Where to next @popcornmix? A

popcornmix commented 9 years ago

@AlecEdworthy Thanks. For completeness running with 0x0 (or dma_debug removed) would be useful.

Also, with dma_debug removed, I'd be interested in:

bcm2835_mmc.mmc_debug=0xffff0000
AlecEdworthy commented 9 years ago

So just to confirm you want tests running with,

The dma_debug can be removed completely in both cases.

Kind regards, Alec

EDIT: "and" replaced with "can" in last line above.
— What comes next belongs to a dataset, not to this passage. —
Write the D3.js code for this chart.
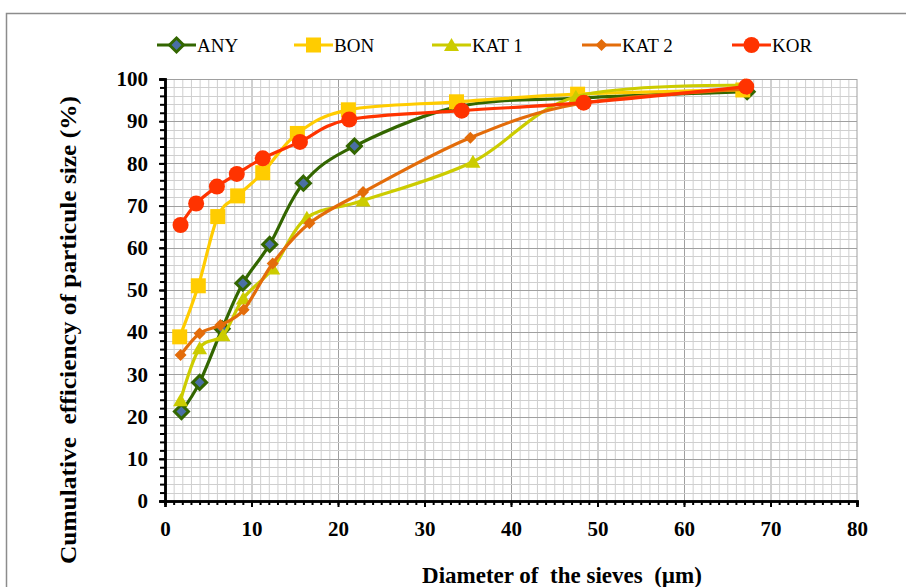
<!DOCTYPE html>
<html>
<head>
<meta charset="utf-8">
<script src="https://cdn.jsdelivr.net/npm/d3@7/dist/d3.min.js"></script>
<style>
  html, body { margin: 0; padding: 0; background: #fff; }
  svg { display: block; }
  text { font-family: "Liberation Serif", "Times New Roman", serif; white-space: pre; }
</style>
</head>
<body>
<svg id="chart" width="906" height="587"></svg>
<script>
// Sieve diameters (µm) and cumulative efficiency (%) per sample
const seriesNames = ["ANY", "BON", "KAT 1", "KAT 2", "KOR"];
const anyX  = [1.9, 4.0, 6.6, 9.0, 12.1, 16.0, 21.9, 34.0, 48.0, 67.3];
const anyY  = [21.2, 28.1, 40.8, 51.6, 60.8, 75.3, 84.1, 93.5, 95.5, 97.0];
const bonX  = [1.7, 3.85, 6.1, 8.4, 11.3, 15.3, 21.2, 33.7, 47.7, 66.8];
const bonY  = [38.9, 51.0, 67.4, 72.3, 77.8, 87.1, 92.7, 94.6, 96.4, 97.4];
const kat1X = [1.8, 4.0, 6.7, 9.05, 12.45, 16.4, 22.9, 35.6, 47.5, 67.0];
const kat1Y = [23.9, 36.2, 39.3, 48.0, 55.1, 67.1, 71.2, 80.4, 95.8, 98.5];
const kat2X = [1.8, 4.0, 6.4, 9.1, 12.45, 16.7, 22.9, 35.3, 48.0, 67.3];
const kat2Y = [34.6, 39.7, 41.7, 45.3, 56.3, 65.8, 73.2, 86.1, 94.2, 97.6];
const korX  = [1.8, 3.6, 6.0, 8.3, 11.3, 15.6, 21.3, 34.3, 48.4, 67.2];
const korY  = [65.4, 70.5, 74.5, 77.5, 81.2, 85.1, 90.4, 92.5, 94.4, 98.2];
const xTicks = [0, 10, 20, 30, 40, 50, 60, 70, 80];
const yTicks = [0, 10, 20, 30, 40, 50, 60, 70, 80, 90, 100];

const seriesX = [anyX, bonX, kat1X, kat2X, korX];
const seriesY = [anyY, bonY, kat1Y, kat2Y, korY];

const styles = {
  "ANY":   { line: "#336600", fill: "#4a6fa5", stroke: "#336600", shape: "diamond" },
  "BON":   { line: "#ffcc00", fill: "#ffcc00", stroke: "#ffcc00", shape: "square" },
  "KAT 1": { line: "#cccc00", fill: "#cccc00", stroke: "#cccc00", shape: "triangle" },
  "KAT 2": { line: "#e36c0a", fill: "#e36c0a", stroke: "#e36c0a", shape: "smalldiamond" },
  "KOR":   { line: "#ff3300", fill: "#ff3300", stroke: "#ff3300", shape: "circle" }
};

const svg = d3.select("#chart");
const plot = { left: 165, right: 857, top: 79, bottom: 501 };

const x = d3.scaleLinear().domain([0, 80]).range([plot.left, plot.right]);
const y = d3.scaleLinear().domain([0, 100]).range([plot.bottom, plot.top]);

// Outer frame
svg.append("rect")
  .attr("x", 6.5).attr("y", 13.5)
  .attr("width", 1000).attr("height", 1000)
  .attr("fill", "#fff").attr("stroke", "#8c8c8c").attr("stroke-width", 1.5);

// Grid: fine lines every 1 µm and every 2 %, heavier every 10
const grid = svg.append("g");
d3.range(1, 80).forEach(v => {
  grid.append("line")
    .attr("x1", x(v) + 0.5).attr("x2", x(v) + 0.5)
    .attr("y1", plot.top).attr("y2", plot.bottom)
    .attr("stroke", v % 10 === 0 ? "#a0a0a0" : "#cfcfcf").attr("stroke-width", 1);
});
d3.range(2, 101, 2).forEach(v => {
  grid.append("line")
    .attr("x1", plot.left).attr("x2", plot.right)
    .attr("y1", Math.round(y(v)) + 0.5).attr("y2", Math.round(y(v)) + 0.5)
    .attr("stroke", v % 10 === 0 ? "#a0a0a0" : "#cfcfcf").attr("stroke-width", 1);
});
grid.append("line")
  .attr("x1", plot.right).attr("x2", plot.right)
  .attr("y1", plot.top).attr("y2", plot.bottom)
  .attr("stroke", "#a0a0a0");

// Axes
const xAxisMinor = d3.axisBottom(x).tickValues(d3.range(0, 81, 1)).tickSize(4).tickFormat("");
const xAxis = d3.axisBottom(x).tickValues(xTicks).tickSize(6).tickPadding(14).tickFormat(d3.format("d"));
const yAxisMinor = d3.axisLeft(y).tickValues(d3.range(0, 101, 2)).tickSize(5).tickFormat("");
const yAxis = d3.axisLeft(y).tickValues(yTicks).tickSize(6).tickPadding(11).tickFormat(d3.format("d"));

function styleAxis(g) {
  g.selectAll(".domain").attr("stroke", "#000").attr("stroke-width", 2.5);
  g.selectAll(".tick line").attr("stroke", "#000").attr("stroke-width", 2);
  g.selectAll("text")
    .attr("fill", "#000")
    .style("font-family", "'Liberation Serif', 'Times New Roman', serif")
    .style("font-size", "21px").style("font-weight", "bold");
}

svg.append("g").attr("transform", `translate(0,${plot.bottom})`).call(xAxisMinor).call(styleAxis);
svg.append("g").attr("transform", `translate(0,${plot.bottom})`).call(xAxis).call(styleAxis);
svg.append("g").attr("transform", `translate(${plot.left},0)`).call(yAxisMinor).call(styleAxis);
svg.append("g").attr("transform", `translate(${plot.left},0)`).call(yAxis).call(styleAxis);

// Axis titles
svg.append("text")
  .attr("x", 562).attr("y", 583)
  .attr("text-anchor", "middle")
  .style("font-size", "23px").style("font-weight", "bold")
  .text("Diameter of  the sieves  (µm)");

svg.append("text")
  .attr("transform", "translate(76,330) rotate(-90)")
  .attr("text-anchor", "middle")
  .attr("textLength", 468).attr("lengthAdjust", "spacingAndGlyphs")
  .style("font-size", "24px").style("font-weight", "bold")
  .text("Cumulative  efficiency of particule size (%)");

// Marker shapes
function marker(g, shape, st) {
  let m;
  if (shape === "diamond") {
    m = g.append("path").attr("d", "M0,-7L7,0L0,7L-7,0Z")
      .attr("fill", st.fill).attr("stroke", st.stroke).attr("stroke-width", 3);
  } else if (shape === "smalldiamond") {
    m = g.append("path").attr("d", "M0,-6L6,0L0,6L-6,0Z").attr("fill", st.fill);
  } else if (shape === "square") {
    m = g.append("rect").attr("x", -7.5).attr("y", -7.5).attr("width", 15).attr("height", 15)
      .attr("fill", st.fill);
  } else if (shape === "triangle") {
    m = g.append("path").attr("d", "M0,-7L7.5,6L-7.5,6Z").attr("fill", st.fill);
  } else {
    m = g.append("circle").attr("r", 8).attr("fill", st.fill);
  }
  return m;
}

// Series: smoothed lines with markers
const line = d3.line()
  .x(d => x(d[0])).y(d => y(d[1]))
  .curve(d3.curveCardinal.tension(0));

seriesNames.forEach((name, i) => {
  const st = styles[name];
  const pts = seriesX[i].map((v, j) => [v, seriesY[i][j]]);
  const g = svg.append("g");
  g.append("path")
    .attr("d", line(pts))
    .attr("fill", "none").attr("stroke", st.line).attr("stroke-width", 3.2);
  pts.forEach(p => {
    const mg = g.append("g").attr("transform", `translate(${x(p[0])},${y(p[1])})`);
    marker(mg, st.shape, st);
  });
});

// Legend
const legendX = [157, 294, 432, 582, 732];
seriesNames.forEach((name, i) => {
  const st = styles[name];
  const g = svg.append("g").attr("transform", `translate(${legendX[i]},45)`);
  g.append("line").attr("x1", 0).attr("x2", 39).attr("y1", 0).attr("y2", 0)
    .attr("stroke", st.line).attr("stroke-width", 3.2);
  marker(g.append("g").attr("transform", "translate(19.5,0)"), st.shape, st);
  g.append("text").attr("x", 40).attr("y", 6.5)
    .style("font-size", "19px").attr("fill", "#000")
    .text(name);
});
</script>
</body>
</html>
popcornmix commented 9 years ago

Yes

ernstblaauw commented 9 years ago

Hi popcornmix,

This weekend I tested the setting bcm2835_mmc.mmc_debug=0x1fff on a 16GB Transcend: I did 20 reboots without issue. This is much better than the default values (3 times I got corruption during resizing; one time it survived the resizing and after that the RPi was able to reboot 6 times before corruption striked). A huge improvement!

I could do some more tests, but I lost track which one are currently needed. Could you provide an overview which settings you want us to test?